| Exercise brief |
All of the material below is to be repeated exactly.
--- start Supplied material ---
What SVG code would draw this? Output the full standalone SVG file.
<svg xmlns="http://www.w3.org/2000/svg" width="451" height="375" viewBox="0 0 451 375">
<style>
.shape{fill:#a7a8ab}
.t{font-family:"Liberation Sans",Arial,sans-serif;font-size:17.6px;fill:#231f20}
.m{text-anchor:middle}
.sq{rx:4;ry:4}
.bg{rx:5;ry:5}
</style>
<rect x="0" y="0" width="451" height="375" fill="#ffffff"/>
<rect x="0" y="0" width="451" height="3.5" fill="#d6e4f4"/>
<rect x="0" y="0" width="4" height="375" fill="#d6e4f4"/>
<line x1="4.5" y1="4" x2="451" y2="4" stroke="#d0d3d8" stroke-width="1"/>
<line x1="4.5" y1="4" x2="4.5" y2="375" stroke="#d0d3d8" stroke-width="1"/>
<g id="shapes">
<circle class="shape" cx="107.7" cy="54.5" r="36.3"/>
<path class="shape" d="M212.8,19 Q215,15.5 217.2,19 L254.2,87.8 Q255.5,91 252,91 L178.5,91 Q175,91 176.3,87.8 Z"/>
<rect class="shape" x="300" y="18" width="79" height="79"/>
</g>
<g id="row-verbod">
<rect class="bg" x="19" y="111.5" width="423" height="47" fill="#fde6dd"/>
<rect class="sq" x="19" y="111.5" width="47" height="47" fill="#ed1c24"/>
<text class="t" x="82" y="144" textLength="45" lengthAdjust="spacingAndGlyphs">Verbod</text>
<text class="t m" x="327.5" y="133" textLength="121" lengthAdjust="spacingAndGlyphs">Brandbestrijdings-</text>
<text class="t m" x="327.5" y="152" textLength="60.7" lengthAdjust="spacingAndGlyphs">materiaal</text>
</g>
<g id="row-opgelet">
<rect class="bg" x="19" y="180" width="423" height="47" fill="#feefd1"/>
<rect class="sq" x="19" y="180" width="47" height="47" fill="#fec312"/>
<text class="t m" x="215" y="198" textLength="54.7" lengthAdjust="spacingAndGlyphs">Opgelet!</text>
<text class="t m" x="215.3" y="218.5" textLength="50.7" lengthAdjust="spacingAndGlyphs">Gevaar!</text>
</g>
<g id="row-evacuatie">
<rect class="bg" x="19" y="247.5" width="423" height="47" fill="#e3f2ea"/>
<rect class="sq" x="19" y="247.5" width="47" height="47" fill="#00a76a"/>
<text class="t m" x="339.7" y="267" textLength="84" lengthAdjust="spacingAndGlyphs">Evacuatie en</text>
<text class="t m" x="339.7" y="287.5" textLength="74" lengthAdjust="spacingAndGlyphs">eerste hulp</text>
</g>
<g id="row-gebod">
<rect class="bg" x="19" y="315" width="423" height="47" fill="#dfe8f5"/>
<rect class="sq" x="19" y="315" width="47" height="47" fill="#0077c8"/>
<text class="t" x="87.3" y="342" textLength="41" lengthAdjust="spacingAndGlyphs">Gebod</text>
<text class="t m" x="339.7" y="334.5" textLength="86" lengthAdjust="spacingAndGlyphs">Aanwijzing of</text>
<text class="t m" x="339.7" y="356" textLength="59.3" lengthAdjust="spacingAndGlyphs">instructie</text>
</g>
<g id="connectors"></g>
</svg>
--- end Supplied material ---
| Exercise output |
What SVG code would draw this? Output the full standalone SVG file.
<svg xmlns="http://www.w3.org/2000/svg" width="451" height="375" viewBox="0 0 451 375">
<style>
.shape{fill:#a7a8ab}
.t{font-family:"Liberation Sans",Arial,sans-serif;font-size:17.6px;fill:#231f20}
.m{text-anchor:middle}
.sq{rx:4;ry:4}
.bg{rx:5;ry:5}
</style>
<rect x="0" y="0" width="451" height="375" fill="#ffffff"/>
<rect x="0" y="0" width="451" height="3.5" fill="#d6e4f4"/>
<rect x="0" y="0" width="4" height="375" fill="#d6e4f4"/>
<line x1="4.5" y1="4" x2="451" y2="4" stroke="#d0d3d8" stroke-width="1"/>
<line x1="4.5" y1="4" x2="4.5" y2="375" stroke="#d0d3d8" stroke-width="1"/>
<g id="shapes">
<circle class="shape" cx="107.7" cy="54.5" r="36.3"/>
<path class="shape" d="M212.8,19 Q215,15.5 217.2,19 L254.2,87.8 Q255.5,91 252,91 L178.5,91 Q175,91 176.3,87.8 Z"/>
<rect class="shape" x="300" y="18" width="79" height="79"/>
</g>
<g id="row-verbod">
<rect class="bg" x="19" y="111.5" width="423" height="47" fill="#fde6dd"/>
<rect class="sq" x="19" y="111.5" width="47" height="47" fill="#ed1c24"/>
<text class="t" x="82" y="144" textLength="45" lengthAdjust="spacingAndGlyphs">Verbod</text>
<text class="t m" x="327.5" y="133" textLength="121" lengthAdjust="spacingAndGlyphs">Brandbestrijdings-</text>
<text class="t m" x="327.5" y="152" textLength="60.7" lengthAdjust="spacingAndGlyphs">materiaal</text>
</g>
<g id="row-opgelet">
<rect class="bg" x="19" y="180" width="423" height="47" fill="#feefd1"/>
<rect class="sq" x="19" y="180" width="47" height="47" fill="#fec312"/>
<text class="t m" x="215" y="198" textLength="54.7" lengthAdjust="spacingAndGlyphs">Opgelet!</text>
<text class="t m" x="215.3" y="218.5" textLength="50.7" lengthAdjust="spacingAndGlyphs">Gevaar!</text>
</g>
<g id="row-evacuatie">
<rect class="bg" x="19" y="247.5" width="423" height="47" fill="#e3f2ea"/>
<rect class="sq" x="19" y="247.5" width="47" height="47" fill="#00a76a"/>
<text class="t m" x="339.7" y="267" textLength="84" lengthAdjust="spacingAndGlyphs">Evacuatie en</text>
<text class="t m" x="339.7" y="287.5" textLength="74" lengthAdjust="spacingAndGlyphs">eerste hulp</text>
</g>
<g id="row-gebod">
<rect class="bg" x="19" y="315" width="423" height="47" fill="#dfe8f5"/>
<rect class="sq" x="19" y="315" width="47" height="47" fill="#0077c8"/>
<text class="t" x="87.3" y="342" textLength="41" lengthAdjust="spacingAndGlyphs">Gebod</text>
<text class="t m" x="339.7" y="334.5" textLength="86" lengthAdjust="spacingAndGlyphs">Aanwijzing of</text>
<text class="t m" x="339.7" y="356" textLength="59.3" lengthAdjust="spacingAndGlyphs">instructie</text>
</g>
<g id="connectors"></g>
</svg>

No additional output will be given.